### Request
In the material below, please retype the lines from the very first through the one with "const ECVT_019 = [0.345, 0.4, 0.506, 0.532, 0.537]", exactly and without pictures.

### Dataset extract
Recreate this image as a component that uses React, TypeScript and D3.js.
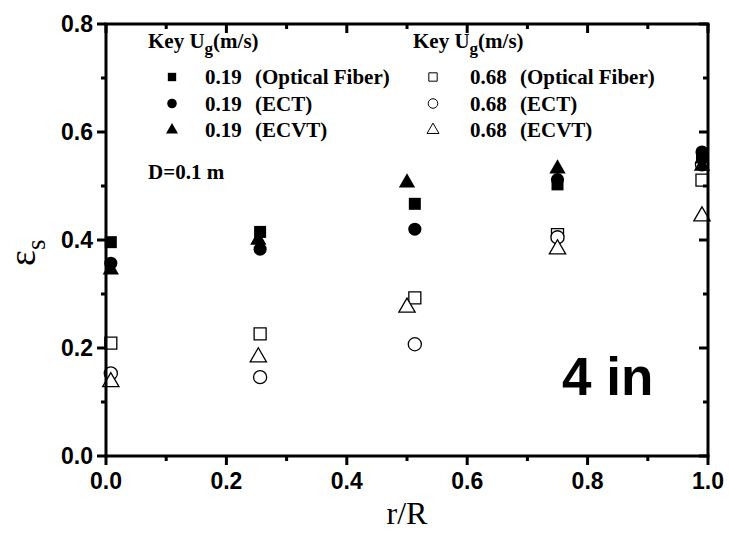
import React from 'react'
import * as d3 from 'd3'

// radial positions (r/R) of each measurement set
const R_OF = [0.008, 0.256, 0.513, 0.75, 0.99]
const R_ECT = [0.008, 0.256, 0.513, 0.75, 0.99]
const R_ECVT = [0.008, 0.253, 0.5, 0.75, 0.99]

// solids holdup, Ug = 0.19 m/s
const OF_019 = [0.396, 0.415, 0.467, 0.503, 0.553]
const ECT_019 = [0.357, 0.383, 0.42, 0.512, 0.563]
const ECVT_019 = [0.345, 0.4, 0.506, 0.532, 0.537]

// solids holdup, Ug = 0.68 m/s
const OF_068 = [0.209, 0.226, 0.293, 0.41, 0.511]
const ECT_068 = [0.153, 0.146, 0.207, 0.405, 0.54]
const ECVT_068 = [0.137, 0.183, 0.275, 0.383, 0.444]

const X_TICKS = [0, 0.2, 0.4, 0.6, 0.8, 1.0]
const Y_TICKS = [0, 0.2, 0.4, 0.6, 0.8]

const LEGEND_LEFT = ['0.19', '0.19', '0.19']
const LEGEND_RIGHT = ['0.68', '0.68', '0.68']
const LEGEND_NAMES = ['(Optical Fiber)', '(ECT)', '(ECVT)']

const SANS = '"Liberation Sans", Arial, sans-serif'
const SERIF = '"Liberation Serif", "Times New Roman", serif'

const W = 729
const H = 533
const margin = { left: 106, right: 21, top: 24, bottom: 77 }

const App = () => {
  const x = d3.scaleLinear().domain([0, 1]).range([margin.left, W - margin.right])
  const y = d3.scaleLinear().domain([0, 0.8]).range([H - margin.bottom, margin.top])

  const shapes = [d3.symbolSquare, d3.symbolCircle, d3.symbolTriangle]
  const sizes = [144, 135, 115]
  const legendSizes = [70, 72, 62]
  const sym = (i: number, s: number) => d3.symbol().type(shapes[i]).size(s)()

  const series = [
    { r: R_OF, v: OF_068, shape: 0, filled: false },
    { r: R_ECT, v: ECT_068, shape: 1, filled: false },
    { r: R_ECVT, v: ECVT_068, shape: 2, filled: false },
    { r: R_OF, v: OF_019, shape: 0, filled: true },
    { r: R_ECT, v: ECT_019, shape: 1, filled: true },
    { r: R_ECVT, v: ECVT_019, shape: 2, filled: true }
  ]

  const xMinor = d3.range(0, 1.0001, 0.1)
  const yMinor = d3.range(0, 0.8001, 0.1)
  const [x0, x1] = x.range()
  const [y0, y1] = y.range()

  return (
    <svg width={W} height={H} style={{ display: 'block', position: 'absolute', left: 0, top: 0 }}>
      <rect width={W} height={H} fill="#fff" />

      {/* points */}
      {series.map((s, si) => (
        <g key={si}>
          {s.v.map((v, i) => (
            <path
              key={i}
              d={sym(s.shape, sizes[s.shape])}
              transform={`translate(${x(s.r[i])},${y(v)})`}
              fill={s.filled ? '#000' : '#fff'}
              stroke="#000"
              strokeWidth={s.filled ? 0 : 1.3}
            />
          ))}
        </g>
      ))}

      {/* frame */}
      <g stroke="#000" strokeWidth={3} fill="none">
        <line x1={x0 - 1.5} x2={x1 + 1.5} y1={y0} y2={y0} />
        <line x1={x0 - 1.5} x2={x1 + 1.5} y1={y1} y2={y1} />
        <line x1={x0} x2={x0} y1={y0} y2={y1} />
        <line x1={x1} x2={x1} y1={y0} y2={y1} />
      </g>

      {/* ticks */}
      <g stroke="#000" strokeWidth={3}>
        {xMinor.map((t, i) => {
          const len = i % 2 === 0 ? 9 : 5
          return (
            <g key={i}>
              <line x1={x(t)} x2={x(t)} y1={y0} y2={y0 + len} />
              <line x1={x(t)} x2={x(t)} y1={y1} y2={y1 + len} />
            </g>
          )
        })}
        {yMinor.map((t, i) => {
          const len = i % 2 === 0 ? 9 : 5
          return (
            <g key={i}>
              <line x1={x0} x2={x0 - len} y1={y(t)} y2={y(t)} />
              <line x1={x1} x2={x1 - len} y1={y(t)} y2={y(t)} />
            </g>
          )
        })}
      </g>

      {/* tick labels */}
      <g fontFamily={SANS} fontWeight="bold" fontSize={23} fill="#000">
        {X_TICKS.map(t => (
          <text key={t} x={x(t)} y={y0 + 33} textAnchor="middle">{t.toFixed(1)}</text>
        ))}
        {Y_TICKS.map(t => (
          <text key={t} x={x0 - 13} y={y(t) + 8} textAnchor="end">{t.toFixed(1)}</text>
        ))}
      </g>

      {/* axis titles */}
      <text x={(x0 + x1) / 2} y={524} textAnchor="middle" fontFamily={SERIF} fontSize={32}>r/R</text>
      <text transform="translate(35,266) rotate(-90)" fontFamily={SERIF} fontSize={38}>
        ε<tspan fontSize={27} dy={10}>s</tspan>
      </text>

      {/* legends */}
      <g fontFamily={SERIF} fontWeight="bold" fontSize={21} fill="#000">
        {[
          { kx: 148, mx: 172, vx: 205, nx: 255, vals: LEGEND_LEFT, filled: true },
          { kx: 413, mx: 433, vx: 470, nx: 520, vals: LEGEND_RIGHT, filled: false }
        ].map((col, ci) => (
          <g key={ci}>
            <text x={col.kx} y={48}>
              Key U<tspan fontSize={17} dy={6}>g</tspan><tspan dy={-6}>(m/s)</tspan>
            </text>
            {col.vals.map((v, i) => {
              const yy = 77 + i * 26.5
              return (
                <g key={i}>
                  <path
                    d={sym(i, legendSizes[i])}
                    transform={`translate(${col.mx},${yy})`}
                    fill={col.filled ? '#000' : '#fff'}
                    stroke="#000"
                    strokeWidth={col.filled ? 0 : 1}
                  />
                  <text x={col.vx} y={yy + 7}>{v}</text>
                  <text x={col.nx} y={yy + 7}>{LEGEND_NAMES[i]}</text>
                </g>
              )
            })}
          </g>
        ))}
        <text x={148} y={179}>D=0.1 m</text>
      </g>

      <text x={562} y={395} fontFamily={SANS} fontWeight="bold" fontSize={53}>4 in</text>
    </svg>
  )
}

export default App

### Exercise result
Recreate this image as a component that uses React, TypeScript and D3.js.
import React from 'react'
import * as d3 from 'd3'

// radial positions (r/R) of each measurement set
const R_OF = [0.008, 0.256, 0.513, 0.75, 0.99]
const R_ECT = [0.008, 0.256, 0.513, 0.75, 0.99]
const R_ECVT = [0.008, 0.253, 0.5, 0.75, 0.99]

// solids holdup, Ug = 0.19 m/s
const OF_019 = [0.396, 0.415, 0.467, 0.503, 0.553]
const ECT_019 = [0.357, 0.383, 0.42, 0.512, 0.563]
const ECVT_019 = [0.345, 0.4, 0.506, 0.532, 0.537]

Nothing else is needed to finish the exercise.